Problem
Retype all of the listing exactly, passing over any picture you find.

--- start Data shown ---

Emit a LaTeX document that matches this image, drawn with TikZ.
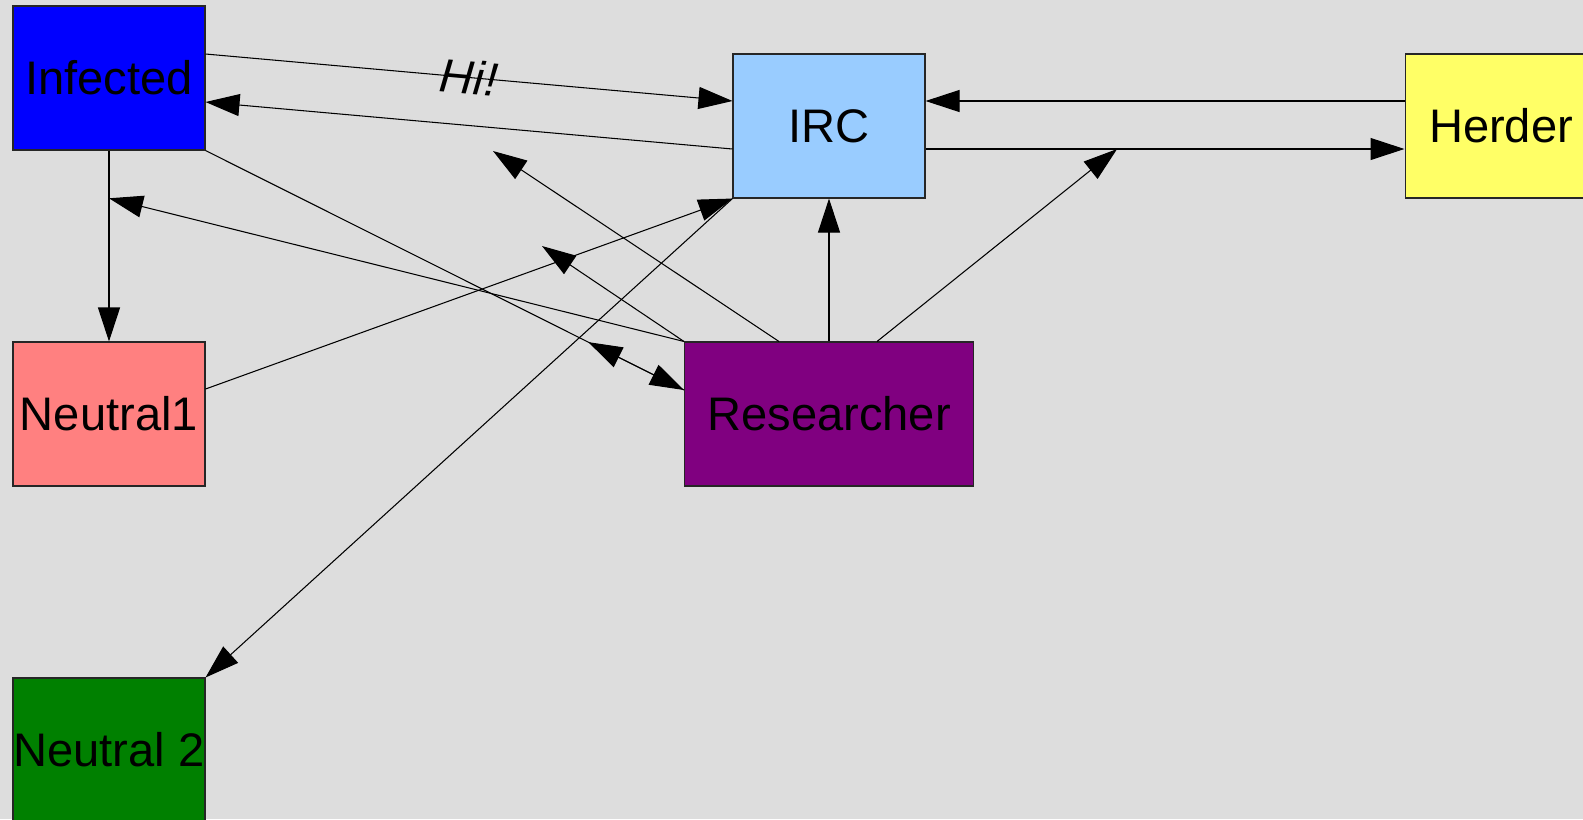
\documentclass[tikz,border=0pt]{standalone}
\usepackage{fontspec}
\setmainfont{Liberation Sans}
\usepackage{xcolor}
\usetikzlibrary{arrows.meta,positioning,calc}
\definecolor{bggray}{HTML}{DDDDDD}
\definecolor{infblue}{HTML}{0000FF}
\definecolor{ircblue}{HTML}{99CCFF}
\definecolor{herdyellow}{HTML}{FFFF66}
\definecolor{neutpink}{HTML}{FF8080}
\definecolor{respurple}{HTML}{800080}
\definecolor{neutgreen}{HTML}{008000}

\begin{document}
\begin{tikzpicture}[
    box/.style={rectangle, draw=black!85, line width=0.3pt, minimum width=1.92cm, minimum height=1.44cm, inner sep=0pt, align=center, font=\fontsize{13.4}{16}\selectfont},
    widebox/.style={box, minimum width=2.89cm},
    arr/.style={-{Triangle[length=0.34cm, width=0.22cm]}, line width=0.3pt},
    lbl/.style={font=\fontsize{13.4}{16}\selectfont\itshape},
]
% Background
\fill[bggray] (0,0) rectangle (15.83,-8.19);
\useasboundingbox (0,0) rectangle (15.83,-8.19);
% Nodes
\node[box, fill=infblue]      (infected)   at (1.09,-0.78)  {Infected};
\node[box, fill=ircblue]      (irc)        at (8.29,-1.26)  {IRC};
\node[box, fill=herdyellow]   (herder)     at (15.01,-1.26) {Herder};
\node[box, fill=neutpink]     (neutralone) at (1.09,-4.14)  {Neutral1};
\node[widebox, fill=respurple] (researcher) at (8.29,-4.14) {Researcher};
\node[box, fill=neutgreen]    (neutraltwo) at (1.09,-7.50)  {Neutral 2};
% Points on lines and free ends
\coordinate (resin)  at ([yshift=0.24cm]researcher.west);
\coordinate (ircout) at ([yshift=-0.23cm]irc.east);
\coordinate (herdin) at ([yshift=-0.23cm]herder.west);
\coordinate (tapA) at ($(infected.south)!0.25!(neutralone.north)$);
\coordinate (tapB) at ($(infected.south east)!0.8!(resin)$);
\coordinate (tapC) at (5.42,-2.46);
\coordinate (tapD) at ($(ircout)!0.4!(herdin)$);
\coordinate (tapE) at (4.93,-1.51);
% Connections
\draw[arr] ([yshift=0.24cm]infected.east) -- node[lbl, sloped]{Hi!} ([yshift=0.25cm]irc.west);
\draw[arr] ([yshift=-0.23cm]irc.west) -- ([yshift=-0.24cm]infected.east);
\draw[arr] ([yshift=0.25cm]herder.west) -- ([yshift=0.25cm]irc.east);
\draw[arr] (ircout) -- (herdin);
\draw[arr] (infected.south) -- (neutralone.north);
\draw[arr] (infected.south east) -- (resin);
\draw[arr] ([yshift=0.25cm]neutralone.east) -- (irc.south west);
\draw[arr] (irc.south west) -- (neutraltwo.north east);
% Researcher's arrows
\draw[arr] (researcher.north west) -- (tapA);
\draw[arr] (researcher.north west) -- (tapC);
\draw[arr] (resin) -- (tapB);
\draw[arr] ([xshift=-0.5cm]researcher.north) -- (tapE);
\draw[arr] (researcher.north) -- (irc.south);
\draw[arr] ([xshift=0.48cm]researcher.north) -- (tapD);
\end{tikzpicture}
\end{document}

--- end Data shown ---

Response to this task
Emit a LaTeX document that matches this image, drawn with TikZ.
\documentclass[tikz,border=0pt]{standalone}
\usepackage{fontspec}
\setmainfont{Liberation Sans}
\usepackage{xcolor}
\usetikzlibrary{arrows.meta,positioning,calc}
\definecolor{bggray}{HTML}{DDDDDD}
\definecolor{infblue}{HTML}{0000FF}
\definecolor{ircblue}{HTML}{99CCFF}
\definecolor{herdyellow}{HTML}{FFFF66}
\definecolor{neutpink}{HTML}{FF8080}
\definecolor{respurple}{HTML}{800080}
\definecolor{neutgreen}{HTML}{008000}

\begin{document}
\begin{tikzpicture}[
    box/.style={rectangle, draw=black!85, line width=0.3pt, minimum width=1.92cm, minimum height=1.44cm, inner sep=0pt, align=center, font=\fontsize{13.4}{16}\selectfont},
    widebox/.style={box, minimum width=2.89cm},
    arr/.style={-{Triangle[length=0.34cm, width=0.22cm]}, line width=0.3pt},
    lbl/.style={font=\fontsize{13.4}{16}\selectfont\itshape},
]
% Background
\fill[bggray] (0,0) rectangle (15.83,-8.19);
\useasboundingbox (0,0) rectangle (15.83,-8.19);
% Nodes
\node[box, fill=infblue]      (infected)   at (1.09,-0.78)  {Infected};
\node[box, fill=ircblue]      (irc)        at (8.29,-1.26)  {IRC};
\node[box, fill=herdyellow]   (herder)     at (15.01,-1.26) {Herder};
\node[box, fill=neutpink]     (neutralone) at (1.09,-4.14)  {Neutral1};
\node[widebox, fill=respurple] (researcher) at (8.29,-4.14) {Researcher};
\node[box, fill=neutgreen]    (neutraltwo) at (1.09,-7.50)  {Neutral 2};
% Points on lines and free ends
\coordinate (resin)  at ([yshift=0.24cm]researcher.west);
\coordinate (ircout) at ([yshift=-0.23cm]irc.east);
\coordinate (herdin) at ([yshift=-0.23cm]herder.west);
\coordinate (tapA) at ($(infected.south)!0.25!(neutralone.north)$);
\coordinate (tapB) at ($(infected.south east)!0.8!(resin)$);
\coordinate (tapC) at (5.42,-2.46);
\coordinate (tapD) at ($(ircout)!0.4!(herdin)$);
\coordinate (tapE) at (4.93,-1.51);
% Connections
\draw[arr] ([yshift=0.24cm]infected.east) -- node[lbl, sloped]{Hi!} ([yshift=0.25cm]irc.west);
\draw[arr] ([yshift=-0.23cm]irc.west) -- ([yshift=-0.24cm]infected.east);
\draw[arr] ([yshift=0.25cm]herder.west) -- ([yshift=0.25cm]irc.east);
\draw[arr] (ircout) -- (herdin);
\draw[arr] (infected.south) -- (neutralone.north);
\draw[arr] (infected.south east) -- (resin);
\draw[arr] ([yshift=0.25cm]neutralone.east) -- (irc.south west);
\draw[arr] (irc.south west) -- (neutraltwo.north east);
% Researcher's arrows
\draw[arr] (researcher.north west) -- (tapA);
\draw[arr] (researcher.north west) -- (tapC);
\draw[arr] (resin) -- (tapB);
\draw[arr] ([xshift=-0.5cm]researcher.north) -- (tapE);
\draw[arr] (researcher.north) -- (irc.south);
\draw[arr] ([xshift=0.48cm]researcher.north) -- (tapD);
\end{tikzpicture}
\end{document}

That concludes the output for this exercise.